▶ **Task statement**: Return each line of the listing below, unchanged, and omit the images.

▶ **Information shown**:
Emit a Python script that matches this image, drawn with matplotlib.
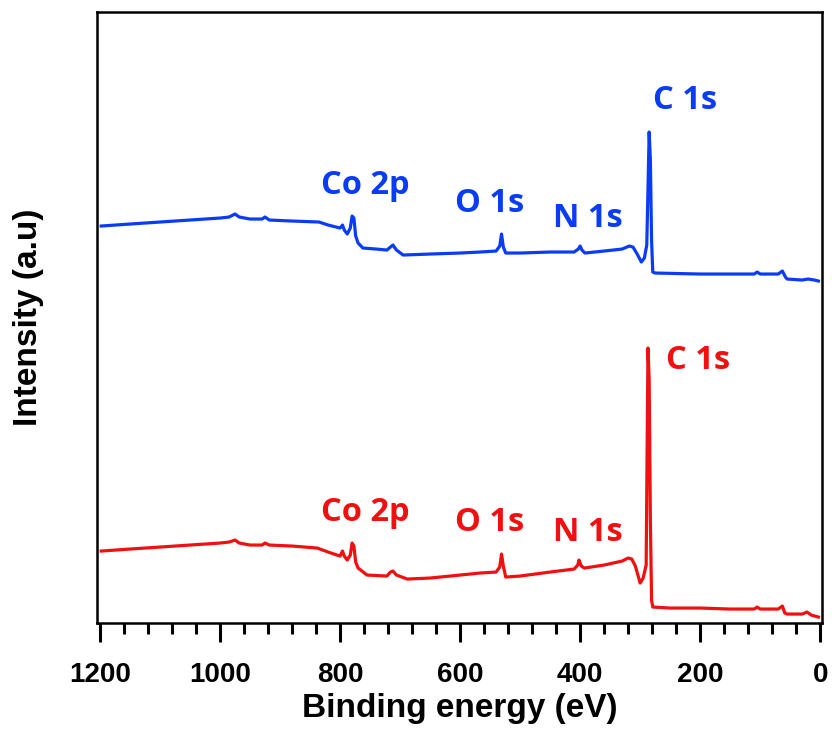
"""
XPS survey spectra of the two samples (blue above, red below)
"""
import matplotlib.pyplot as plt
from matplotlib.ticker import MultipleLocator, NullLocator

# binding energy (eV) and intensity (a.u.)
BLUE_EV = [1198, 1150, 1100, 1050, 1000, 985, 975, 968, 950, 930, 925, 918,
           880, 835, 820, 800, 796, 793, 788, 783, 780, 777, 774, 770, 762,
           740, 722, 716, 712, 706, 695, 650, 600, 567, 540, 534, 531, 528,
           524, 500, 450, 410, 403, 400, 397, 392, 360, 330, 318, 312, 305,
           298, 293, 289, 287, 285, 283, 281, 279, 275, 200, 160, 110, 105,
           100, 70, 63, 58, 55, 30, 20, 10, 3]
BLUE_INT = [397, 399, 401, 403, 405, 406, 409, 406, 404, 404, 406, 403,
            402, 401, 398, 395, 398, 393, 389, 395, 407, 405, 387, 380, 375,
            374, 373, 376, 378, 373, 368, 369, 370, 371, 372, 377, 389, 376,
            370, 370, 371, 371, 374, 377, 373, 370, 372, 374, 377, 376, 369,
            361, 365, 378, 433, 491, 463, 383, 351, 350, 349, 349, 349, 351,
            349, 349, 352, 346, 344, 343, 344, 343, 342]

RED_EV = [1198, 1150, 1100, 1050, 1000, 985, 975, 968, 950, 930, 925, 918,
          880, 838, 820, 800, 796, 793, 788, 783, 780, 777, 774, 770, 755,
          722, 716, 712, 706, 688, 650, 600, 567, 540, 534, 531, 528, 524,
          500, 450, 410, 404, 402, 398, 393, 360, 330, 320, 314, 308, 300,
          295, 290, 288, 287, 285, 283, 281, 279, 250, 200, 150, 110, 105,
          100, 70, 63, 59, 55, 30, 22, 15, 3]
RED_INT = [72, 74, 76, 78, 80, 81, 83, 80, 78, 78, 80, 78,
           77, 75, 71, 67, 72, 67, 63, 68, 80, 77, 61, 55, 48,
           47, 51, 52, 48, 44, 45, 48, 50, 51, 56, 69, 57, 46,
           47, 51, 54, 58, 63, 57, 55, 58, 62, 65, 64, 57, 40,
           45, 58, 203, 275, 243, 103, 23, 16, 15, 15, 14, 14, 16,
           14, 14, 17, 10, 9, 9, 11, 8, 6]

# peak labels: text, energy, intensity
PEAKS = ["Co 2p", "O 1s", "N 1s", "C 1s"]
BLUE_LABEL_EV = [758, 550, 387, 225]
BLUE_LABEL_INT = [438, 420, 405, 523]
RED_LABEL_EV = [758, 550, 387, 203]
RED_LABEL_INT = [111, 101, 91, 263]

BLUE = "#0a3cf5"
RED = "#f01010"


def main():
    """draw the two spectra with their peak labels"""
    fig = plt.figure(figsize=(8.32, 7.33), dpi=100)
    ax = fig.add_axes([0.1166, 0.150, 0.8714, 0.8336])

    ax.plot(BLUE_EV, BLUE_INT, color=BLUE, lw=2.3)
    ax.plot(RED_EV, RED_INT, color=RED, lw=2.3)

    label_font = dict(family="Open Sans", weight="bold", size=23.5,
                      ha="center", va="center")
    for name, x, y in zip(PEAKS, BLUE_LABEL_EV, BLUE_LABEL_INT):
        ax.text(x, y, name, color=BLUE, **label_font)
    for name, x, y in zip(PEAKS, RED_LABEL_EV, RED_LABEL_INT):
        ax.text(x, y, name, color=RED, **label_font)

    ax.set_xlim(1205, -3)
    ax.set_ylim(0, 611)
    ax.xaxis.set_major_locator(MultipleLocator(200))
    ax.xaxis.set_minor_locator(MultipleLocator(40))
    ax.yaxis.set_major_locator(NullLocator())
    ax.tick_params(axis="x", which="major", direction="out", length=13.7,
                   width=2.2, pad=14)
    ax.tick_params(axis="x", which="minor", direction="out", length=8,
                   width=2.2)
    for label in ax.get_xticklabels():
        label.set_fontfamily("Liberation Sans")
        label.set_fontweight("bold")
        label.set_fontsize(20)
    for spine in ax.spines.values():
        spine.set_linewidth(1.8)

    ax.set_xlabel("Binding energy (eV)", family="Liberation Sans",
                  weight="bold", size=24, labelpad=4)
    ax.set_ylabel("Intensity (a.u)", family="Liberation Sans",
                  weight="bold", size=24, labelpad=38)

    fig.savefig("out.png", dpi=100)
    plt.close(fig)


if __name__ == "__main__":
    main()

▶ **Solution for this task**:
Emit a Python script that matches this image, drawn with matplotlib.
"""
XPS survey spectra of the two samples (blue above, red below)
"""
import matplotlib.pyplot as plt
from matplotlib.ticker import MultipleLocator, NullLocator

# binding energy (eV) and intensity (a.u.)
BLUE_EV = [1198, 1150, 1100, 1050, 1000, 985, 975, 968, 950, 930, 925, 918,
           880, 835, 820, 800, 796, 793, 788, 783, 780, 777, 774, 770, 762,
           740, 722, 716, 712, 706, 695, 650, 600, 567, 540, 534, 531, 528,
           524, 500, 450, 410, 403, 400, 397, 392, 360, 330, 318, 312, 305,
           298, 293, 289, 287, 285, 283, 281, 279, 275, 200, 160, 110, 105,
           100, 70, 63, 58, 55, 30, 20, 10, 3]
BLUE_INT = [397, 399, 401, 403, 405, 406, 409, 406, 404, 404, 406, 403,
            402, 401, 398, 395, 398, 393, 389, 395, 407, 405, 387, 380, 375,
            374, 373, 376, 378, 373, 368, 369, 370, 371, 372, 377, 389, 376,
            370, 370, 371, 371, 374, 377, 373, 370, 372, 374, 377, 376, 369,
            361, 365, 378, 433, 491, 463, 383, 351, 350, 349, 349, 349, 351,
            349, 349, 352, 346, 344, 343, 344, 343, 342]

RED_EV = [1198, 1150, 1100, 1050, 1000, 985, 975, 968, 950, 930, 925, 918,
          880, 838, 820, 800, 796, 793, 788, 783, 780, 777, 774, 770, 755,
          722, 716, 712, 706, 688, 650, 600, 567, 540, 534, 531, 528, 524,
          500, 450, 410, 404, 402, 398, 393, 360, 330, 320, 314, 308, 300,
          295, 290, 288, 287, 285, 283, 281, 279, 250, 200, 150, 110, 105,
          100, 70, 63, 59, 55, 30, 22, 15, 3]
RED_INT = [72, 74, 76, 78, 80, 81, 83, 80, 78, 78, 80, 78,
           77, 75, 71, 67, 72, 67, 63, 68, 80, 77, 61, 55, 48,
           47, 51, 52, 48, 44, 45, 48, 50, 51, 56, 69, 57, 46,
           47, 51, 54, 58, 63, 57, 55, 58, 62, 65, 64, 57, 40,
           45, 58, 203, 275, 243, 103, 23, 16, 15, 15, 14, 14, 16,
           14, 14, 17, 10, 9, 9, 11, 8, 6]

# peak labels: text, energy, intensity
PEAKS = ["Co 2p", "O 1s", "N 1s", "C 1s"]
BLUE_LABEL_EV = [758, 550, 387, 225]
BLUE_LABEL_INT = [438, 420, 405, 523]
RED_LABEL_EV = [758, 550, 387, 203]
RED_LABEL_INT = [111, 101, 91, 263]

BLUE = "#0a3cf5"
RED = "#f01010"


def main():
    """draw the two spectra with their peak labels"""
    fig = plt.figure(figsize=(8.32, 7.33), dpi=100)
    ax = fig.add_axes([0.1166, 0.150, 0.8714, 0.8336])

    ax.plot(BLUE_EV, BLUE_INT, color=BLUE, lw=2.3)
    ax.plot(RED_EV, RED_INT, color=RED, lw=2.3)

    label_font = dict(family="Open Sans", weight="bold", size=23.5,
                      ha="center", va="center")
    for name, x, y in zip(PEAKS, BLUE_LABEL_EV, BLUE_LABEL_INT):
        ax.text(x, y, name, color=BLUE, **label_font)
    for name, x, y in zip(PEAKS, RED_LABEL_EV, RED_LABEL_INT):
        ax.text(x, y, name, color=RED, **label_font)

    ax.set_xlim(1205, -3)
    ax.set_ylim(0, 611)
    ax.xaxis.set_major_locator(MultipleLocator(200))
    ax.xaxis.set_minor_locator(MultipleLocator(40))
    ax.yaxis.set_major_locator(NullLocator())
    ax.tick_params(axis="x", which="major", direction="out", length=13.7,
                   width=2.2, pad=14)
    ax.tick_params(axis="x", which="minor", direction="out", length=8,
                   width=2.2)
    for label in ax.get_xticklabels():
        label.set_fontfamily("Liberation Sans")
        label.set_fontweight("bold")
        label.set_fontsize(20)
    for spine in ax.spines.values():
        spine.set_linewidth(1.8)

    ax.set_xlabel("Binding energy (eV)", family="Liberation Sans",
                  weight="bold", size=24, labelpad=4)
    ax.set_ylabel("Intensity (a.u)", family="Liberation Sans",
                  weight="bold", size=24, labelpad=38)

    fig.savefig("out.png", dpi=100)
    plt.close(fig)


if __name__ == "__main__":
    main()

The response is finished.